Apparently, I am an EYE-BUGGER OUTER. What you've never heard of this disorder? Hmm...let me enlighten you. An EYE-BUGGER OUTER is one who when they really want to convey extreme joyous emotion through the medium of film has a tendency, when smiling hard, to bug out (pop out) their eyes. I had no idea I suffered from this rare disorder until today.

So you see, the doctor completely misdiagnosed me!

She interpreted my hard smile and my excitement over my mission call for a possible thyroid problem when it was in actually EYE-BUGGER OUTER DISORDER. In case any of you are thinking that you suffer from this same disorder, I feel for you. Let's band together and start a support group.

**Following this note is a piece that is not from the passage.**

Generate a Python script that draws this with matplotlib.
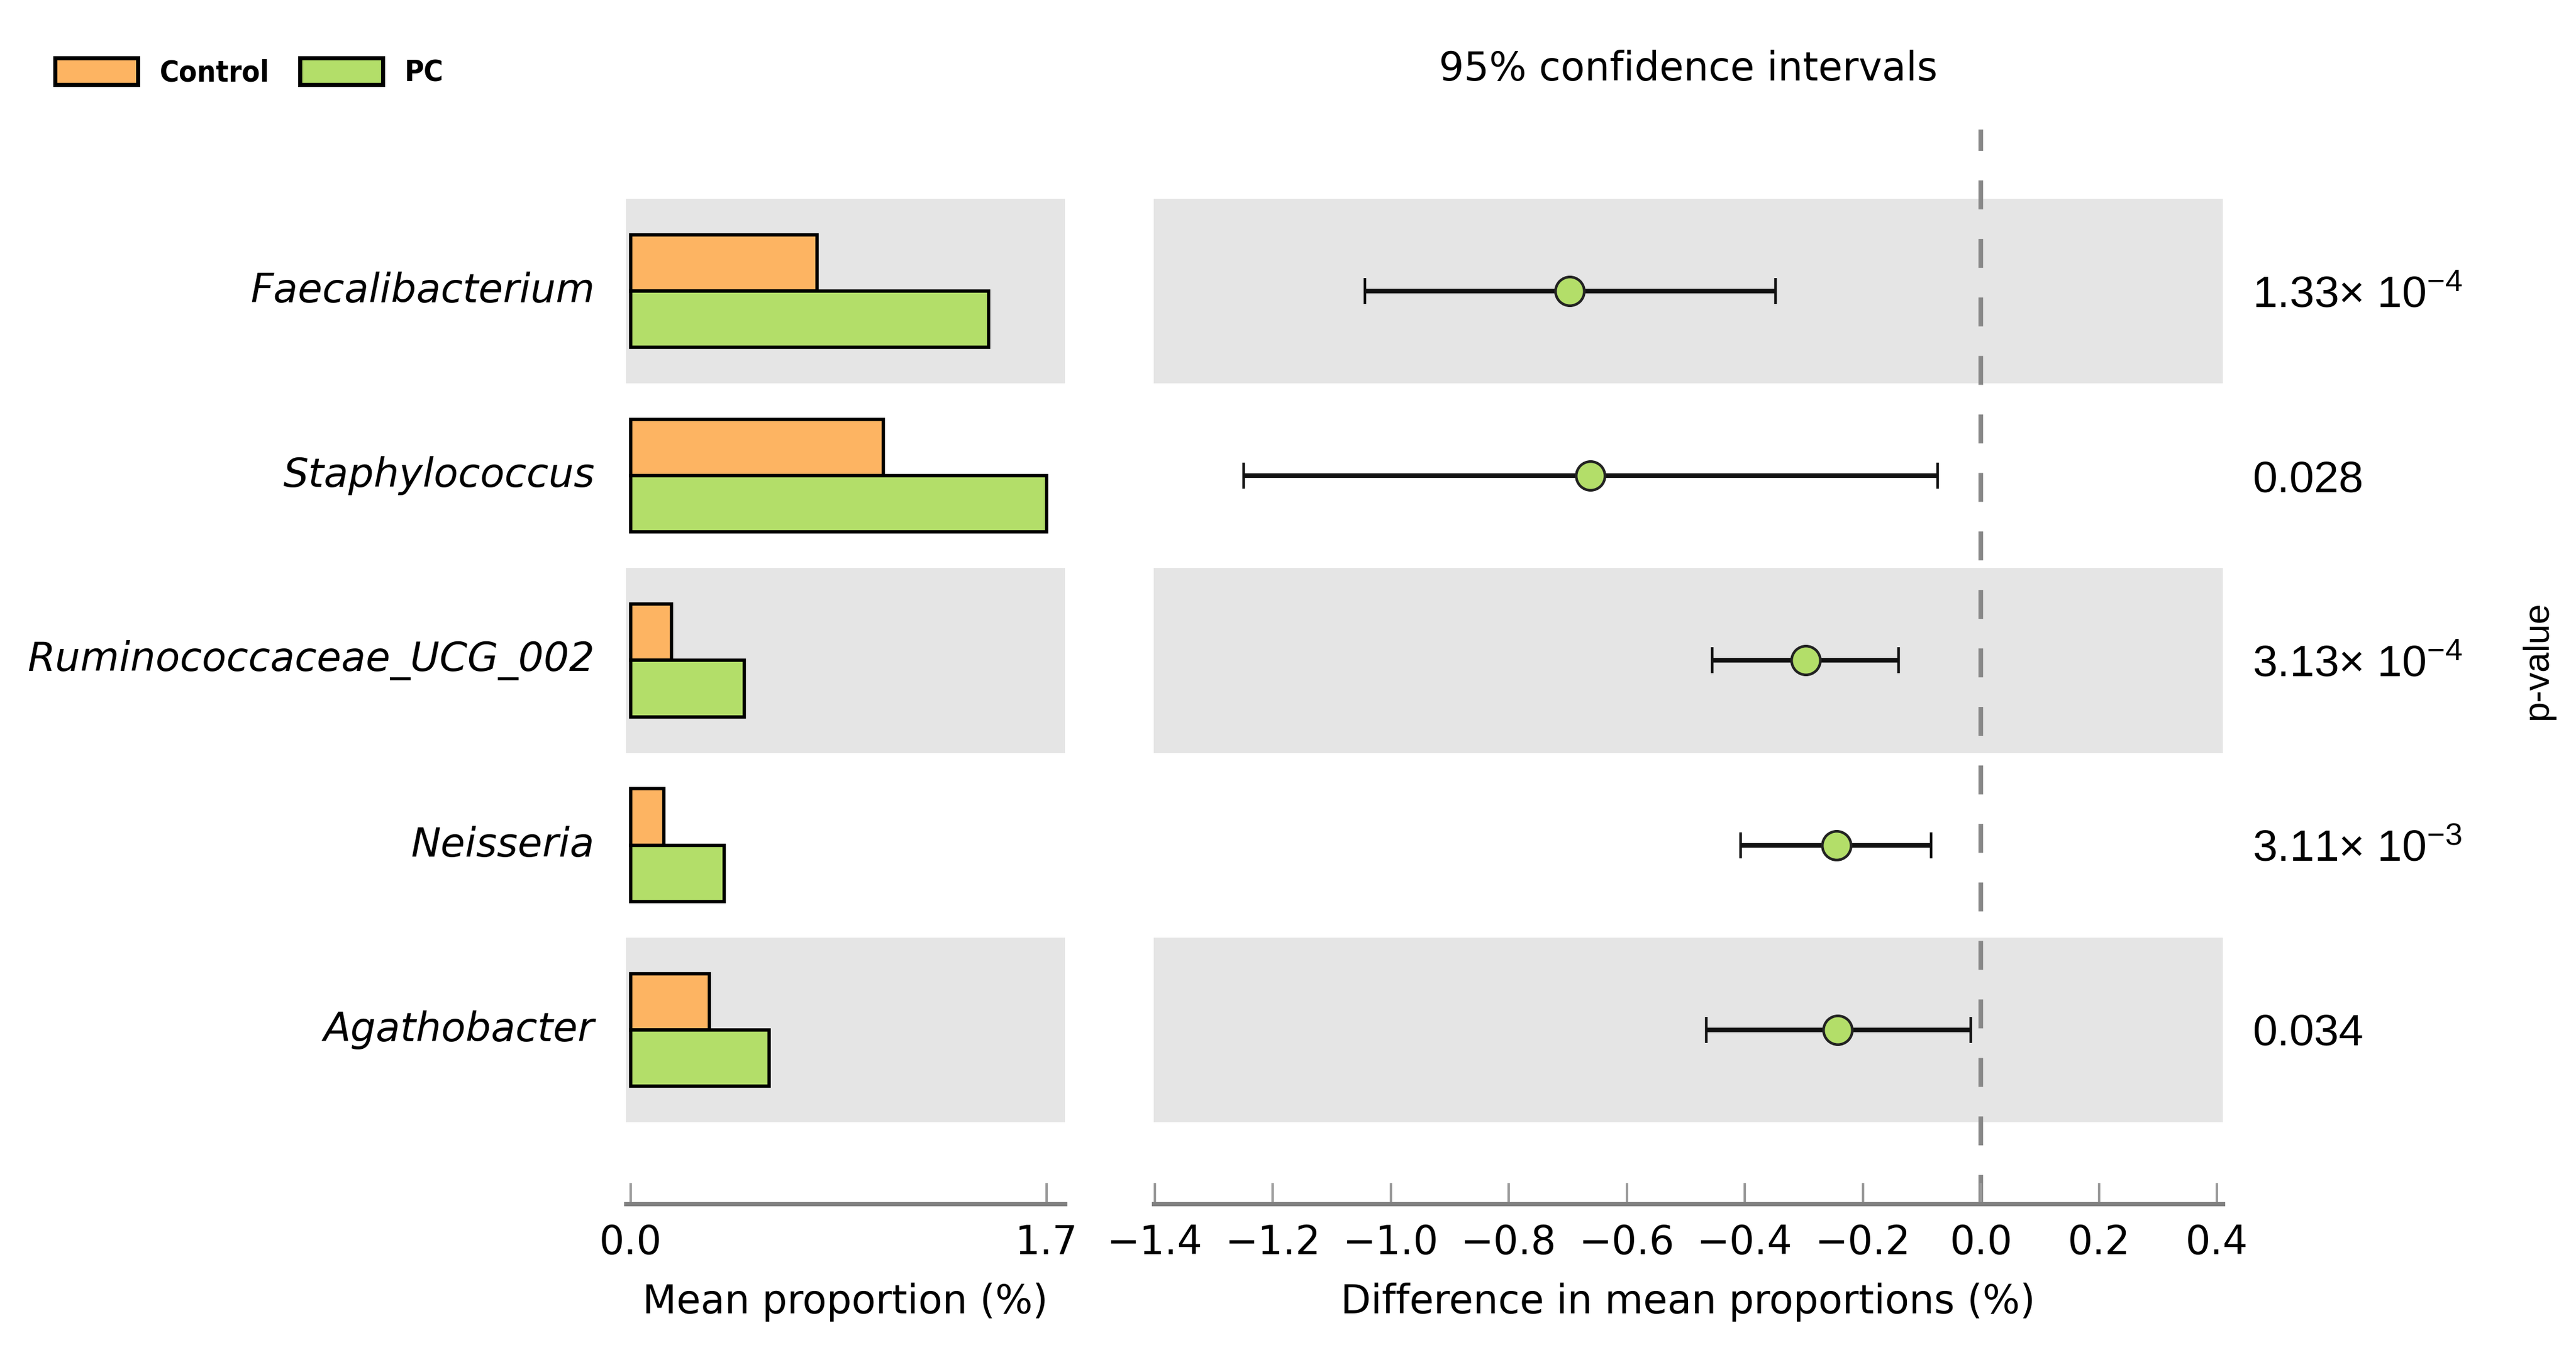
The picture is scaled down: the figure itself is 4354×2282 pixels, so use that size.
import numpy as np
import matplotlib
matplotlib.use("Agg")
import matplotlib.pyplot as plt
import matplotlib.transforms as mtransforms
from matplotlib.patches import Patch

# ---------------- data ----------------
genera = ["Faecalibacterium", "Staphylococcus", "Ruminococcaceae_UCG_002",
          "Neisseria", "Agathobacter"]
control_mean = [0.762, 1.033, 0.166, 0.136, 0.321]
pc_mean = [1.463, 1.700, 0.464, 0.382, 0.565]
diff_mean = [-0.697, -0.662, -0.297, -0.245, -0.243]
ci_lower = [-1.044, -1.250, -0.455, -0.407, -0.465]
ci_upper = [-0.348, -0.073, -0.140, -0.084, -0.017]
p_labels = ["1.33\u00d7 10$^{-4}$", "0.028", "3.13\u00d7 10$^{-4}$",
            "3.11\u00d7 10$^{-3}$", "0.034"]
diff_ticks = [-1.4, -1.2, -1.0, -0.8, -0.6, -0.4, -0.2, 0.0, 0.2, 0.4]
group_names = ["Control", "PC"]

# ---------------- style ----------------
plt.rcParams["font.family"] = ["DejaVu Sans"]
plt.rcParams["mathtext.default"] = "regular"
plt.rcParams["lines.scale_dashes"] = False

ORANGE = "#FDB462"
GREEN = "#B3DE69"
BAND = "#E5E5E5"
SPINE = "#808080"

W, H, DPI = 4354, 2282, 200
fig = plt.figure(figsize=(W / DPI, H / DPI), dpi=DPI)

ax1 = fig.add_axes([1058 / W, 1 - 2035 / H, 742 / W, 1816 / H])
ax2 = fig.add_axes([1950 / W, 1 - 2035 / H, 1807 / W, 1816 / H])

y = np.arange(len(genera))
for ax in (ax1, ax2):
    for i in y[::2]:
        ax.axhspan(i - 0.5, i + 0.5, color=BAND, lw=0, zorder=0)
    ax.set_ylim(4.942, -0.8745)
    ax.set_yticks([])
    for s in ("left", "right", "top"):
        ax.spines[s].set_visible(False)
    ax.spines["bottom"].set_color(SPINE)
    ax.spines["bottom"].set_linewidth(2.6)
    ax.tick_params(axis="x", direction="in", length=12.5, width=1.5,
                   color="#9a9a9a", pad=12, labelsize=24)
    ax.set_facecolor("none")

# ---- left: mean proportions ----
bh = 0.305
ax1.barh(y - bh / 2, control_mean, height=bh, color=ORANGE,
         edgecolor="black", linewidth=2.0, zorder=2)
ax1.barh(y + bh / 2, pc_mean, height=bh, color=GREEN,
         edgecolor="black", linewidth=2.0, zorder=2)
ax1.set_xlim(-0.0193, 1.775)
max_prop = max(max(control_mean), max(pc_mean))
ax1.set_xticks([0.0, max_prop])
ax1.set_xticklabels(["0.0", f"{max_prop:.1f}"])
ax1.set_xlabel("Mean proportion (%)", fontsize=24, labelpad=12)

# genus labels
tr = mtransforms.blended_transform_factory(ax1.transAxes, ax1.transData)
for i, g in enumerate(genera):
    ax1.text(-0.0714, i, g, transform=tr, ha="right", va="center",
             fontsize=24.3, style="italic")

# ---- right: differences with CI ----
diff = np.array(diff_mean)
lo = np.array(ci_lower)
hi = np.array(ci_upper)
ax2.axvline(0, color="#888888", lw=2.8, dashes=(17.6, 18.0), zorder=1.5)
ax2.errorbar(diff, y, xerr=[diff - lo, hi - diff], fmt="o",
             color="#111111", ecolor="#111111", elinewidth=2.8,
             capsize=8, capthick=1.6, markersize=17.5,
             markerfacecolor=GREEN, markeredgecolor="#222222",
             markeredgewidth=1.6, zorder=3)
ax2.set_xlim(-1.402, 0.41)
ax2.set_xticks(diff_ticks)
ax2.set_xticklabels([f"{v:.1f}".replace("-", "\u2212") if abs(v) > 1e-9 else "0.0"
                     for v in diff_ticks])
ax2.set_xlabel("Difference in mean proportions (%)", fontsize=24, labelpad=12)

# p-values
PFS = 27
trp = mtransforms.blended_transform_factory(fig.transFigure, ax2.transData)
off = mtransforms.ScaledTranslation(0, -0.358 * PFS / 72, fig.dpi_scale_trans)
for i, p in enumerate(p_labels):
    ax2.text(3807 / W, i, p, transform=trp + off, ha="left", va="baseline",
             fontsize=PFS, family="Liberation Sans", clip_on=False)
ax2.text(4290 / W, 2, "p-value", transform=trp, rotation=90, ha="center",
         va="center", fontsize=22, family="Liberation Sans", clip_on=False)

# title
fig.text(2853 / W, 1 - 117 / H, "95% confidence intervals", ha="center",
         va="center", fontsize=24)

# legend
handles = [Patch(facecolor=ORANGE, edgecolor="black", linewidth=2.5),
           Patch(facecolor=GREEN, edgecolor="black", linewidth=2.5)]
fig.legend(handles, group_names, loc="upper left",
           bbox_to_anchor=(93 / W, 1 - 98 / H), ncol=2, frameon=False,
           borderpad=0, borderaxespad=0, handlelength=2.8, handleheight=1.0,
           handletextpad=0.74, columnspacing=1.02,
           prop=dict(weight="bold", size=18, stretch="condensed"))

fig.savefig("out.png", dpi=DPI)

I feel like I also need to share that I think I've found a cure. It's not easy, and it will take a lot out of you. It's called the soft smile. Instead of trying to convey all your joy and excitement in a picture you must try to dial it down a notch. So go for 50% wattage instead of 100% on your smile and all will be well. Phew! I know! Just when you thought all was lost....but, no worries. I'm here for you. Practice in front of your mirror. Take some test shots with the camera and I promise you will be able to avoid the large protruding eyes! And no, I've have not come up with a cure for the DISAPPEARING EYES DISORDER. My mom suffers from this one. Mom, I love you and I'm working on a cure! I promise! Don't lose hope!

So there you have it. My large protruding eyes was actually a disorder. I have setbacks here and there but I'm working on it.

It's okay. Don't feel bad. You didn't know it was a disorder. I forgive you for all the teasing.


In Other News:

Here are some fun pictures from this afternoon and examples of a soft smile in case you needed one to try at home.


(Cyrus got a hold of the camera and wanted to take a picture of me so here is one of my chest. Lovely, no?)

(Here is Carma's chest as well. Hmm....starting to see a pattern.)

(This is what happens when you are on the computer instead of supervising your kids. Carma got busy doing some artwork with a pen that I think I distractedly handed to her. Nice.)

(Also because my butt was glued to the computer chair Cyrus had to jump on it to give me hugs.)


(Soft smile example #1. Notice, no protrusion)

(Soft smile example #2. Once again, no protrusion. I think I'm getting the hang of it!)


1 comment:

  1. I rather like the largeness of those "protruding" eyes, you are too funny girl.